アドリアン・イリエ(Adrian Ilie、1974年4月20日 - )は、ルーマニア・ブラショフ出身の元同国代表のサッカー選手。ポジションはFW。
弟のサビン・イリエ(英語版)も元サッカー選手である。
略歴
1991年にFCエレクトロプテレ・クラヨーヴァで選手キャリアをスタートすると直ぐに頭角を現し、1992年には30試合出場12得点を記録した。翌1993年にはステアウア・ブカレストへ移籍、同年にはルーマニア代表入りを果たした。
ステアウア・ブカレストの国内リーグ4連覇に貢献すると、母国の英雄であるゲオルゲ・ハジ率いるガラタサライSKへ移籍。そこでの活躍により1997-98シーズン途中にはスペインのバレンシアCFへと当時のルーマニア選手の移籍金最高額で引き抜かれた。スペインではシーズン途中からの加入にも関わらず、ゴールを量産。アルゼンチンのクラウディオ・ロペスやアリエル・オルテガと共にカウンターアタックの一翼を担った。鋭いドリブルやスルーパス、予測不能のタイミングでのシュートなどから「コブラ」の愛称で親しまれた。
フランスW杯グループリーグ初戦のコロンビア戦ではベストゴールの一つとも言われるチップキックシュートを決め、1-0の勝利に貢献した。第2戦のイングランド戦では、前半の半ばに右サイドのペナルティエリア外、ゴールまで約30m〜40mの距離からループシュートを放ち、イングランドゴールを脅かした。
所属クラブでは監督との確執、2000年問題に備えての練習不参加などの不可解な行動や、新戦力の補強により出場機会も減って行ったがサポーターと地元メディアはイリエを起用しない首脳陣に対し才能の買い殺しであるとイリエへの賛辞を送った。EURO2000でもルーマニア代表のエースとして活躍したがドイツ戦での不可解なイエローカード等があり、ベスト4を賭けたイタリア戦には出場出来なかった。
怪我がちなことも重なりクラブ然り代表然りと出場機会が減っていたが、不運は続いた。2001-02シーズンの優勝がかかった大事なレアル・マドリードとの一戦でイリエのゴールがオフサイドと判定されたことがあった。
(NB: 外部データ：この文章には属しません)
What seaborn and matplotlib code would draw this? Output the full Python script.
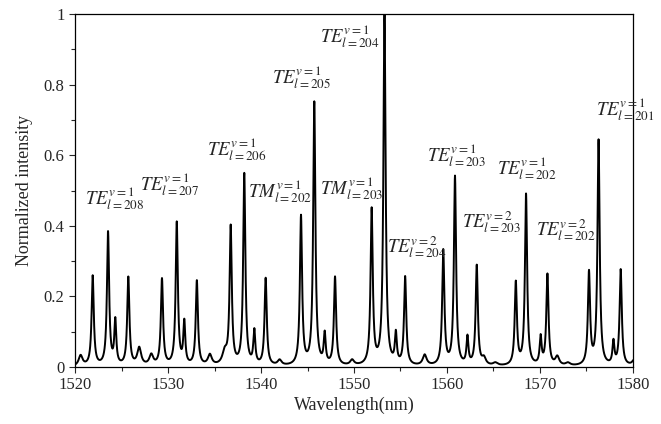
import numpy as np
import pandas as pd
import matplotlib.pyplot as plt
import seaborn as sns
from matplotlib.ticker import MultipleLocator, FormatStrFormatter

# resonance peaks (nm, normalized height, FWHM nm)
peak_centers = [1520.6, 1521.9, 1523.55, 1524.33, 1525.73, 1526.9, 1528.2, 1529.35,
                1530.94, 1531.75, 1533.1, 1534.5, 1536.1, 1536.74, 1538.2, 1539.28,
                1540.5, 1542.0, 1544.3, 1545.73, 1546.85, 1547.96, 1549.8, 1551.9,
                1553.28, 1554.5, 1555.5, 1557.6, 1559.6, 1560.86, 1562.2, 1563.2,
                1563.97, 1565.2, 1567.4, 1568.5, 1570.07, 1570.8, 1571.86, 1573.0,
                1575.27, 1576.3, 1577.9, 1578.68, 1580.3]
peak_heights = [0.03, 0.255, 0.378, 0.125, 0.25, 0.05, 0.03, 0.245,
                0.405, 0.12, 0.24, 0.03, 0.035, 0.39, 0.542, 0.095,
                0.247, 0.015, 0.422, 0.745, 0.085, 0.25, 0.015, 0.44,
                0.995, 0.085, 0.25, 0.03, 0.325, 0.535, 0.078, 0.283,
                0.02, 0.008, 0.235, 0.485, 0.078, 0.258, 0.025, 0.008,
                0.262, 0.638, 0.065, 0.272, 0.035]
peak_widths = [0.5, 0.28, 0.28, 0.25, 0.28, 0.5, 0.5, 0.28,
               0.28, 0.25, 0.28, 0.5, 0.6, 0.28, 0.28, 0.25,
               0.28, 0.5, 0.28, 0.28, 0.25, 0.28, 0.5, 0.28,
               0.28, 0.25, 0.28, 0.5, 0.28, 0.28, 0.25, 0.28,
               0.5, 0.6, 0.28, 0.28, 0.25, 0.28, 0.5, 0.6,
               0.28, 0.28, 0.25, 0.28, 0.5]

# mode labels and where they sit
mode_labels = [r'$TE_{l=208}^{v=1}$', r'$TE_{l=207}^{v=1}$', r'$TE_{l=206}^{v=1}$',
               r'$TM_{l=202}^{v=1}$', r'$TE_{l=205}^{v=1}$', r'$TM_{l=203}^{v=1}$',
               r'$TE_{l=204}^{v=1}$', r'$TE_{l=204}^{v=2}$', r'$TE_{l=203}^{v=1}$',
               r'$TE_{l=203}^{v=2}$', r'$TE_{l=202}^{v=1}$', r'$TE_{l=202}^{v=2}$',
               r'$TE_{l=201}^{v=1}$']
label_x = [1521.1, 1527.0, 1534.15, 1538.6, 1541.2, 1546.3, 1546.3, 1553.6,
           1557.8, 1561.6, 1565.35, 1569.6, 1576.0]
label_y = [0.476, 0.516, 0.615, 0.497, 0.819, 0.504, 0.935, 0.341,
           0.60, 0.412, 0.563, 0.388, 0.728]

wl = np.linspace(1520, 1580, 6001)
inten = np.zeros_like(wl)
for c, h, w in zip(peak_centers, peak_heights, peak_widths):
    hw = w / 2
    inten += h * hw**2 / ((wl - c)**2 + hw**2)
df = pd.DataFrame({'Wavelength': wl, 'Intensity': inten})

sns.set_style('ticks')
plt.rcParams['font.family'] = ['Liberation Serif', 'DejaVu Serif']
plt.rcParams['mathtext.fontset'] = 'stix'

fig = plt.figure(figsize=(6.61, 4.24), dpi=100)
ax = fig.add_axes([0.1135, 0.1344, 0.8441, 0.8326])
sns.lineplot(data=df, x='Wavelength', y='Intensity', color='black', linewidth=1.4,
             estimator=None, sort=False, ax=ax)

for t, x, y in zip(mode_labels, label_x, label_y):
    ax.text(x, y, t, fontsize=13.5, ha='left', va='center')

ax.set_xlim(1520, 1580)
ax.set_ylim(0, 1)
ax.xaxis.set_major_locator(MultipleLocator(10))
ax.xaxis.set_minor_locator(MultipleLocator(5))
ax.yaxis.set_major_locator(MultipleLocator(0.2))
ax.yaxis.set_minor_locator(MultipleLocator(0.1))
ax.yaxis.set_major_formatter(FormatStrFormatter('%g'))
ax.tick_params(which='major', length=4, width=0.8, labelsize=12, direction='out')
ax.tick_params(which='minor', length=3, width=0.8, direction='out')
for s in ax.spines.values():
    s.set_linewidth(0.9)
    s.set_color('black')
ax.set_xlabel('Wavelength(nm)', fontsize=13, labelpad=2)
ax.set_ylabel('Normalized intensity', fontsize=13, labelpad=8)

fig.savefig('out.png', dpi=100)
後にこのゴールは誤審であったと審判団も認めたが、時既に遅くこの一戦に敗れたバレンシアはシーズン優勝をレアル・マドリードに奪われた。そしてイリエ自身もバレンシアとの契約延長はなかった。
中心選手として期待され、デポルティーボ・アラベスと契約するが怪我の再発などによりトップコンディションを維持する事は出来なかった。そしてクラブも2部へと降格。翌シーズンは所属クラブすら失い、28歳の若さにして浪人となる。長期のブランクを経てトルコのベシクタシュへ移籍すると、2003年UEFA杯での古巣バレンシア戦では健在ぶりをみせた。
しかし薬物使用により2004年11月に所属クラブを解雇され7ヶ月間の浪人となっていた。また前述のトラブル等でルーマニア代表からは遠ざかっていたが、2005年2月国際親善試合スロバキア戦で復帰を果たした。
2004年、アドリアン・イリエはスイス・スーパーリーグのFCチューリッヒで背番号10を背負い活躍をしたが、長年苦しんできた怪我が慢性化したことも繋がり、2005-06シーズン前に31歳で引退という結果となった。
2009年2月25日チェチェンのクラブFCテレク・グロズヌイで現役復帰を果たす予定だったが、メディカルテストに引っ掛かり、入団は取り消しになった。